All text and photos by Tess McLennan ©.
Still need more guidance for visiting all the Winter Wonderlands of the world? Never fear. Here is my second instalment, your guide to visiting the snow. Everything you need to know, nothing less.
6. Don’t forget your safety in the snow. I can feel you groaning, but hear me out. Earlier this year, I saw clips on T.V of people diving into shoulder deep snow. Diving! In humble old Australia, we are taught not to dive into any water that we can’t see the bottom of. The same goes for snow: you can’t see what’s on the bottom, why would you dive into it? And also, if you’ve had a night out on the town, it’s probably not a good idea to venture home in the snow alone. Unless you want to sacrifice your fingers or entire nose to the frostbite devil, make sure you arrange safe transport back home, and that the person driving actually gets you inside the house. I read a story about a girl who died from being left out in the snow all night, because she fell asleep on her front doorstep. A bit of common sense will save you many appendages, and maybe even your life, later on.
Snow bandits. Targeting irresponsible snow divers.
7. Alcohol: the equivalent to a roaring fireplace. Have you ever seen skiers and snowboarders with their tiny flasks of Jim Beam or other unidentified whiskeys/bourbons/scotches? For newbies, just remember that spirits warm the cockles of your heart, when the outside is absolutely freezing. Unless you’re just naturally cold-hearted, then alcohol might not work so well for you. Just go easy though. You still need to drive those skis down the mountainside. And get yourself home afterwards.
You get my point. Get toasty, yes. But be responsible when you slurp and ski.
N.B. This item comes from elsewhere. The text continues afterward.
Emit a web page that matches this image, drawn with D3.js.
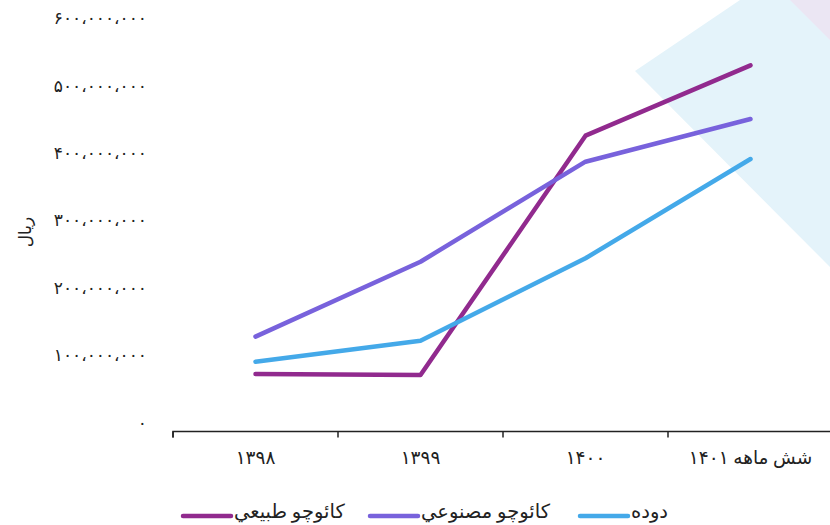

8. Driving in the snow. Oh boy. Again, I believe it comes down to common sense. Black ice is something you want to avoid, the type that is clear, and can’t be spotted on the road until it’s too late. Ever seen Olympus Has Fallen, and that devastating road crash with the President and his wife? Yea, it’s like that. So it pays to be a little more cautious when driving in the snow. Snow chains are really useful in keeping your tyres firmly on the road, unless you’re my Dad, who has never taken his snow chains out of the box. This has led to him sliding backwards down an icy road, in a van that mildly resembled a prison bus. So, liberate your snow chains. Let them do what they were meant to. Your car will thank you for it later.
9. Not a skier? Not a problem. There are plenty other amazing things to do in the snow that don’t involve hurtling down a mountainside at warp speed. Again, it all comes back to research and simple pre-planning, the key components of any successful trip. For instance, in Lauterbrunnen, Switzerland, the Jungfrau train can take you to the highest point in Europe (and some bone chilling temperatures!), with amazing views on a clear day, and a the fantastic Ice Palace (a must see for artists and those who appreciate beautiful things). For people who prefer life a little faster, Lauterbrunnen also offers skydiving (pending good weather), if jumping out of a plane in winter is your sort of thing. Each to their own.
Even better in person. Jungfraujoch, Switzerland.
The Peak2Peak Gondola in Whistler, Canada
Salt Lake City, Winter Olympics Museum.
10. While it would be impossible to pinpoint every non-skiing activity in the world, again, research is the absolute key. So fellow traveller, meet Trip Advisor. Your new best friend. For example, has your winter destination ever been home to the Olympics? Chances are there is a museum dedicated to it. Ever wanted to try dogsledding? Check out Trip Advisor and see if there are any classes nearby. The same goes for snowmobiling. Want to check out some man-made ice castles? Check out Trip Advisor (Ice Castles are highly recommended!). What about a gondola ride between two snowy mountain peaks? Make Trip Advisor your answer to everything. Snow? Trip Advisor. Pickles? Trip Advisor. Guaranteed, Trip Advisor will have all the answers. Trip Advisor will see you through.
Just thought I’d add this as a reminder, that amateurs shouldn’t make snowmen.